Print, exactly and with both ends included, the lines below that run from the one containing "Give me the Plotly source for this chart." to the one containing "1.64, 1.79, 1.93]". Pictures are omitted.

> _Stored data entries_
===

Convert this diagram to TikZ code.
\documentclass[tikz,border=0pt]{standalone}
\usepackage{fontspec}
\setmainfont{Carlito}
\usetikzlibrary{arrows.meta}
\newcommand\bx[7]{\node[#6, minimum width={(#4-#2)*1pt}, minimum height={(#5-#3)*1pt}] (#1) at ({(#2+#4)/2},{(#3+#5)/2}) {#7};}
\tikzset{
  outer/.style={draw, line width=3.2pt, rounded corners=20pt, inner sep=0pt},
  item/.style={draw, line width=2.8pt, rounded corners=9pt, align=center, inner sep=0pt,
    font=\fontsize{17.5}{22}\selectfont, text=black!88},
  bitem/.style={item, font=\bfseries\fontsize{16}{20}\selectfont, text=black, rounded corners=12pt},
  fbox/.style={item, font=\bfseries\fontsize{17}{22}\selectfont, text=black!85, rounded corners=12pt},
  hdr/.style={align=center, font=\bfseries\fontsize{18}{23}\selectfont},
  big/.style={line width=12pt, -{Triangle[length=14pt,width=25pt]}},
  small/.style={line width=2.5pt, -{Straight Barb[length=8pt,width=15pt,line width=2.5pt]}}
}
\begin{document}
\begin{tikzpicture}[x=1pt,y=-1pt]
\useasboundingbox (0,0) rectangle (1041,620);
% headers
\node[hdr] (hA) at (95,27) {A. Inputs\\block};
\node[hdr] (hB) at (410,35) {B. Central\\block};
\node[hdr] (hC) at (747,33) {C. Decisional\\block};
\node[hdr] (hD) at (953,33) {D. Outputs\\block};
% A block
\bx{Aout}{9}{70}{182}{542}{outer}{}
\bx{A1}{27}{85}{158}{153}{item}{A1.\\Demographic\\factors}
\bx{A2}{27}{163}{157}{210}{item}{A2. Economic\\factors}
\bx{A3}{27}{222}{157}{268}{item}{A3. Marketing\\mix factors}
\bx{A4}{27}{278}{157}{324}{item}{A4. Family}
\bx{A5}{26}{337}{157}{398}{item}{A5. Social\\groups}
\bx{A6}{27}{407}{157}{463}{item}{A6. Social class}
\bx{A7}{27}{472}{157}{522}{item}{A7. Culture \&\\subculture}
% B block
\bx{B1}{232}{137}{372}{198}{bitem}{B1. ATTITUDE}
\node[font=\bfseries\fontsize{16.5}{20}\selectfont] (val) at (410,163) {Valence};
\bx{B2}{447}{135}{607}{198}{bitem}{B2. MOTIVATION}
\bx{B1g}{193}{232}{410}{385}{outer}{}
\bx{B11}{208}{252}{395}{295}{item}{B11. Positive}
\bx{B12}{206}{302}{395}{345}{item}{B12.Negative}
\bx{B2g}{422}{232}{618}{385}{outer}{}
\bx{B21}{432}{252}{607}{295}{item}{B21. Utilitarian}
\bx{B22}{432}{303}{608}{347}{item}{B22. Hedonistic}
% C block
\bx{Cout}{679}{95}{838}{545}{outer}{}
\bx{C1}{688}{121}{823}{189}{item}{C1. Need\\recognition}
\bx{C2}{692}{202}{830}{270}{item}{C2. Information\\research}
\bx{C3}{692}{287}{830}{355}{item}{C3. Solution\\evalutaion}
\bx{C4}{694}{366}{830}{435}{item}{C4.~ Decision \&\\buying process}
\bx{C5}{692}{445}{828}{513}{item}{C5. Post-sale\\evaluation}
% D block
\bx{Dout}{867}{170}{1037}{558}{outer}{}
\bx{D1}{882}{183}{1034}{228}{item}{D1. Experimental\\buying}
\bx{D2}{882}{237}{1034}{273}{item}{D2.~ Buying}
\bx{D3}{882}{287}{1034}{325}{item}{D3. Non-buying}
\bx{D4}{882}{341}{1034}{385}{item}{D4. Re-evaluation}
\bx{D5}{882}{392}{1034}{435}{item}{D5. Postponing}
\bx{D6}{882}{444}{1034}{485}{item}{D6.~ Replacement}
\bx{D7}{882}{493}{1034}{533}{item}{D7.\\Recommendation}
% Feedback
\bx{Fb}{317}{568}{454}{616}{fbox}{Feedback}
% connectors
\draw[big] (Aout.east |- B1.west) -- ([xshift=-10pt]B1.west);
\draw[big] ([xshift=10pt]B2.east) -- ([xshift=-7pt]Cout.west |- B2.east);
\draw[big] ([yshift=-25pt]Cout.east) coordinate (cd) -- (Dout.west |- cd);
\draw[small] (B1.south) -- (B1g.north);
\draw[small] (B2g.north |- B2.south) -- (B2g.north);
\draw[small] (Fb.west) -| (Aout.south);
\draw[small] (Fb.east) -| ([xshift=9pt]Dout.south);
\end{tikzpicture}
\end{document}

===

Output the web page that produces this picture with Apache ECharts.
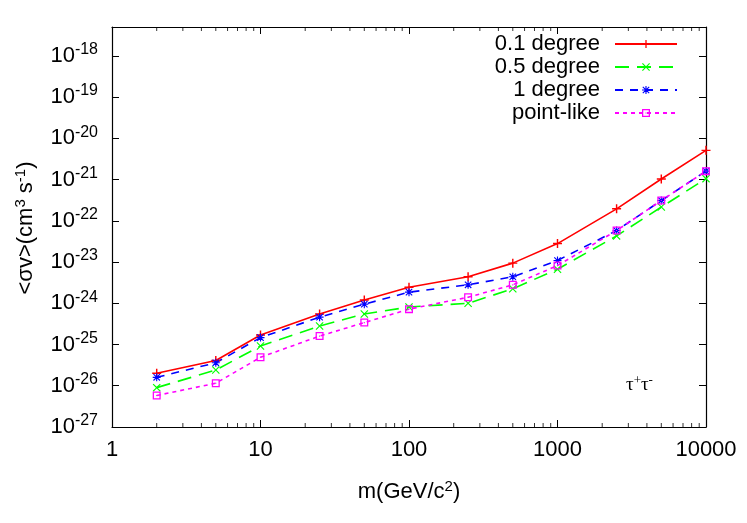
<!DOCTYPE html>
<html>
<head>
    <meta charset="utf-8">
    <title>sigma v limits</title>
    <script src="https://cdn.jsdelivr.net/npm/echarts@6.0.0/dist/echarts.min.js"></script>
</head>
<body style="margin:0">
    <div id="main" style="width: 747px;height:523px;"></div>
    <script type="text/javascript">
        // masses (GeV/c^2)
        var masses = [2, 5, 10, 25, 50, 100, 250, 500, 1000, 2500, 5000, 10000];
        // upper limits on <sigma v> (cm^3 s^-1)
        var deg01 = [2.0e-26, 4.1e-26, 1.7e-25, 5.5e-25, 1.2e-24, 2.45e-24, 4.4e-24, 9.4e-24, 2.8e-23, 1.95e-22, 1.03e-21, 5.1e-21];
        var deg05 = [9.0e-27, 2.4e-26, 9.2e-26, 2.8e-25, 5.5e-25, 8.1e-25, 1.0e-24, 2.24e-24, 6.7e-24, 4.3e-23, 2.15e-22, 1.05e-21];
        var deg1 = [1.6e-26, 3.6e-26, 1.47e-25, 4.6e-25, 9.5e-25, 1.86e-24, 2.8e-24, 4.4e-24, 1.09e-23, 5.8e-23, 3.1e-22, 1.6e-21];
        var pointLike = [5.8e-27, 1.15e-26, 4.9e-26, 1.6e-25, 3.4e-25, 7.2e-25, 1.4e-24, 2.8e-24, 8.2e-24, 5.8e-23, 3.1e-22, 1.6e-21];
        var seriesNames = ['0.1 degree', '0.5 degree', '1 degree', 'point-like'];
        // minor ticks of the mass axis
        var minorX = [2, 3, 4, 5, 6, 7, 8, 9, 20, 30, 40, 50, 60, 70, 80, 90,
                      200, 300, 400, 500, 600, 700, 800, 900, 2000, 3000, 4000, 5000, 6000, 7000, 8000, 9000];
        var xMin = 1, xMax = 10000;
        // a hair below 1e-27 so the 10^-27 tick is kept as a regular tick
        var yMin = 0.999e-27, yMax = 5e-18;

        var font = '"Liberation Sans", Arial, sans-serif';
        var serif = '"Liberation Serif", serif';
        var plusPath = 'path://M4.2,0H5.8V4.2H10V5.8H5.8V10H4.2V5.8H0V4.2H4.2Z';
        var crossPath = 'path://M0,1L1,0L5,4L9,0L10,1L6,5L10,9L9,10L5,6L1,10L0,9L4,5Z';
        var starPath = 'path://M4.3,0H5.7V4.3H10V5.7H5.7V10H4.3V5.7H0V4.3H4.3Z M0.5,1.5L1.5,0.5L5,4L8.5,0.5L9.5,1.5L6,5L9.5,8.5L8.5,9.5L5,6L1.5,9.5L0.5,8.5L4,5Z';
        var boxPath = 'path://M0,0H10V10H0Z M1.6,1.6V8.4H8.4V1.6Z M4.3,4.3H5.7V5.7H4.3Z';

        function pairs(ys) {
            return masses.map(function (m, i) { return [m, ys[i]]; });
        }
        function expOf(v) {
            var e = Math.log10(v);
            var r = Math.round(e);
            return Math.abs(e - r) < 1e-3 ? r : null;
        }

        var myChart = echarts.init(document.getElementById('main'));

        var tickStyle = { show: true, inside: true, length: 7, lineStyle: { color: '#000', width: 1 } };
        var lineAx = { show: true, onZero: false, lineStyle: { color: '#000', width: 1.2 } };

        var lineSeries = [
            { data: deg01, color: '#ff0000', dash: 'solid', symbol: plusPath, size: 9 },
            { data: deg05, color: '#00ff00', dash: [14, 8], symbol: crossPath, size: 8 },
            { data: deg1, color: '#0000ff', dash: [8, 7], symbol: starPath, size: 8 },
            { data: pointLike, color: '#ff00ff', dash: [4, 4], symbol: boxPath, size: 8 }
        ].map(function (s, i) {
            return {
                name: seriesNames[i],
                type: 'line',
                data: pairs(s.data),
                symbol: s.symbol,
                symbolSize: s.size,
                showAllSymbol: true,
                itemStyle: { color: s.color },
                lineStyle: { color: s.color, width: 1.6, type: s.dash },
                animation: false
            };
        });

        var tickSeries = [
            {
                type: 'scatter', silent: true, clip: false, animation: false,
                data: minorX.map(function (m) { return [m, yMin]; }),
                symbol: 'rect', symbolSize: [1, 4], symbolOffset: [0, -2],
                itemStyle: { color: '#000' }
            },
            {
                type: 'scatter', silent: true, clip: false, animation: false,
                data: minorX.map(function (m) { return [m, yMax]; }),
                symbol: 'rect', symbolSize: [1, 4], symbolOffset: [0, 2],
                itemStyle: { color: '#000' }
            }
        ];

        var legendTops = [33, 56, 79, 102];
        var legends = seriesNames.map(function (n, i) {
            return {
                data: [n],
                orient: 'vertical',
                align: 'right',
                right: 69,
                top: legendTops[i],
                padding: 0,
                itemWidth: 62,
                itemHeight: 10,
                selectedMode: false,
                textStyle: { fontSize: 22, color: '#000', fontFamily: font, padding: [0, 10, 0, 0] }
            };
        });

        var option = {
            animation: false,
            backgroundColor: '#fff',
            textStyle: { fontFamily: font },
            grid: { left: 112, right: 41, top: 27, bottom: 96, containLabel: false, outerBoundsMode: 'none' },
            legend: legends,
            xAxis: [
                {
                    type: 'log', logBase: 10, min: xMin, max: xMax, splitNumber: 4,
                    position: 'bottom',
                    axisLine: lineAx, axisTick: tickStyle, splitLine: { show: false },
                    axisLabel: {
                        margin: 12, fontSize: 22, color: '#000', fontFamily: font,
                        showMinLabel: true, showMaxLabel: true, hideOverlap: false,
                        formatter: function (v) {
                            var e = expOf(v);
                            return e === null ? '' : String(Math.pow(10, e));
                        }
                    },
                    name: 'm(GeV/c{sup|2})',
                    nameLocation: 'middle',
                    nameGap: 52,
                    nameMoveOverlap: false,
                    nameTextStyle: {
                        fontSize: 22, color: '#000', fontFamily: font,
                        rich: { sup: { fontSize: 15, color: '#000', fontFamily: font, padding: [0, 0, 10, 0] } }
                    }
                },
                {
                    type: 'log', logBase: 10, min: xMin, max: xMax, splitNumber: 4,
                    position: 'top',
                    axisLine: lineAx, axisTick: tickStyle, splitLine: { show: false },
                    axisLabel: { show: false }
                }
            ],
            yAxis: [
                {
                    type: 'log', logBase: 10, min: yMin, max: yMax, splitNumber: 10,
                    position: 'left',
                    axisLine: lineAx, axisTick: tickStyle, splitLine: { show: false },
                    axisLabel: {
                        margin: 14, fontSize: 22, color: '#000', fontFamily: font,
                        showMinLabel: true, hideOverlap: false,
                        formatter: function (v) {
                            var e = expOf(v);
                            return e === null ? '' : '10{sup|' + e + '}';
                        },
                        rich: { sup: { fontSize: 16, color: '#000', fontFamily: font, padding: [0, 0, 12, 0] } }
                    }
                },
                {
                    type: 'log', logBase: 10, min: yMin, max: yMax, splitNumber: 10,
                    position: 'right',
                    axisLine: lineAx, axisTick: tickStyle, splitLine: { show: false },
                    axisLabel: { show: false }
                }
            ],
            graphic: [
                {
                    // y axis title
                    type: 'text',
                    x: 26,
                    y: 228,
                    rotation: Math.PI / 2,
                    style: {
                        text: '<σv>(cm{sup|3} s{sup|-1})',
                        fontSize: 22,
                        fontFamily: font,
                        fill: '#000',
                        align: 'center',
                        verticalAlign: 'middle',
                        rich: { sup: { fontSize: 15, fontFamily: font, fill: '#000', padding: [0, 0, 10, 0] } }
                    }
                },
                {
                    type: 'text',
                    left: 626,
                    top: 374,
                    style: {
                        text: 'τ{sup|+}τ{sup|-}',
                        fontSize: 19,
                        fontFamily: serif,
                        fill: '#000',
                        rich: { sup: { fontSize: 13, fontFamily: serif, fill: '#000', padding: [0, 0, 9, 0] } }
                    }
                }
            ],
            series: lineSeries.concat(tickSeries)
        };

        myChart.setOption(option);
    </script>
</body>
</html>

===

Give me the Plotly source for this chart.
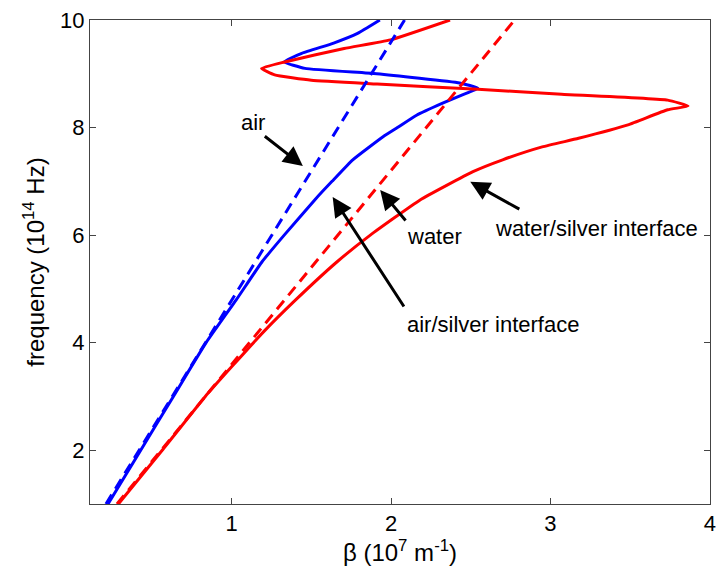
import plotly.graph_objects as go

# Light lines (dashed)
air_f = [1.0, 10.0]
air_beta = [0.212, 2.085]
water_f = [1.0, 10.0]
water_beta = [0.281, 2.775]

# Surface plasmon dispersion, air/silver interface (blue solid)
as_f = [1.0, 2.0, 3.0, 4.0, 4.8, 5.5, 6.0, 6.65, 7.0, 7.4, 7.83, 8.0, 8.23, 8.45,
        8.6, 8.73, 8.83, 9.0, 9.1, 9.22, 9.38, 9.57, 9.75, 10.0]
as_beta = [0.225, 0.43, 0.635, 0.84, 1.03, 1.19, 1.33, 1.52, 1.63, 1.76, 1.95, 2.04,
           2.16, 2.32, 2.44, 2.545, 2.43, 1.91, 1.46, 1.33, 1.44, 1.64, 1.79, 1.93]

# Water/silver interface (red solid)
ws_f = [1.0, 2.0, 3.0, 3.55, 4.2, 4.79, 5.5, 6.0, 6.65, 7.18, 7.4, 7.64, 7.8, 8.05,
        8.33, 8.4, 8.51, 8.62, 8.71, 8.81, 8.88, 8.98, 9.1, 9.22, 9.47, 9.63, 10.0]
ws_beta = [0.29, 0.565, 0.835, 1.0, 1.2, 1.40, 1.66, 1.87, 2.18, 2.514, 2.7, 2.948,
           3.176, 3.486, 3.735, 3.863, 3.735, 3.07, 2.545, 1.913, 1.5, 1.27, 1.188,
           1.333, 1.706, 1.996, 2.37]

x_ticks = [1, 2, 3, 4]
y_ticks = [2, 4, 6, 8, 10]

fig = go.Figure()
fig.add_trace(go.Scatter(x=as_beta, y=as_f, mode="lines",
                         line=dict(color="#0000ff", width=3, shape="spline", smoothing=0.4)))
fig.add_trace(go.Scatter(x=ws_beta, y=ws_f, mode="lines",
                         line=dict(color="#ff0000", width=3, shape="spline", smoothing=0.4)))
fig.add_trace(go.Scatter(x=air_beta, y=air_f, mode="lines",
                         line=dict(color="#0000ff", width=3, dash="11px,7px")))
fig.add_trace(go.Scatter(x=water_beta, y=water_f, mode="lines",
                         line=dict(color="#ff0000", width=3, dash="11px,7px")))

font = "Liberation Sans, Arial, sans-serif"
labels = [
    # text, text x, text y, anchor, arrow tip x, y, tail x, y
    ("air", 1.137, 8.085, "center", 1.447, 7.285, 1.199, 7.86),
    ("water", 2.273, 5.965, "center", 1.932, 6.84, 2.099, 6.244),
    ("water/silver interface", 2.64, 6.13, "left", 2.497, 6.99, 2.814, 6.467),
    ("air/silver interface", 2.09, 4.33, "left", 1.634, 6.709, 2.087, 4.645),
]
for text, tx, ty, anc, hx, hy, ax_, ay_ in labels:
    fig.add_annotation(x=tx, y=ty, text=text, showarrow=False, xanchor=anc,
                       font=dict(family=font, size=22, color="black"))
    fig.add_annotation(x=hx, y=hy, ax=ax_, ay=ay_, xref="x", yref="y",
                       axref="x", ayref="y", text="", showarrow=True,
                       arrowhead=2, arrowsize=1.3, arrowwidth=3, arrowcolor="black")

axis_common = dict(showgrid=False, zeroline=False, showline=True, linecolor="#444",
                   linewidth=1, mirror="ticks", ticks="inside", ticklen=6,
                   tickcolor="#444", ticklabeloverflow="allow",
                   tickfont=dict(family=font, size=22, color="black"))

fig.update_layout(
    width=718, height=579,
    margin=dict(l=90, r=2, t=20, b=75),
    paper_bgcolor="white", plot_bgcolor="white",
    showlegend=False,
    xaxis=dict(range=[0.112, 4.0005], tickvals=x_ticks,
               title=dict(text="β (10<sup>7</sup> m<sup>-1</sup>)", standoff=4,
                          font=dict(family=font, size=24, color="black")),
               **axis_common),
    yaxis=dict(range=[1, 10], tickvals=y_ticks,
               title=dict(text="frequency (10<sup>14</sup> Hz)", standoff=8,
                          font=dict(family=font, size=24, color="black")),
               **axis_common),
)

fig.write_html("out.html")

===

> _SOLUTION FOR THIS EXERCISE_
Give me the Plotly source for this chart.
import plotly.graph_objects as go

# Light lines (dashed)
air_f = [1.0, 10.0]
air_beta = [0.212, 2.085]
water_f = [1.0, 10.0]
water_beta = [0.281, 2.775]

# Surface plasmon dispersion, air/silver interface (blue solid)
as_f = [1.0, 2.0, 3.0, 4.0, 4.8, 5.5, 6.0, 6.65, 7.0, 7.4, 7.83, 8.0, 8.23, 8.45,
        8.6, 8.73, 8.83, 9.0, 9.1, 9.22, 9.38, 9.57, 9.75, 10.0]
as_beta = [0.225, 0.43, 0.635, 0.84, 1.03, 1.19, 1.33, 1.52, 1.63, 1.76, 1.95, 2.04,
           2.16, 2.32, 2.44, 2.545, 2.43, 1.91, 1.46, 1.33, 1.44, 1.64, 1.79, 1.93]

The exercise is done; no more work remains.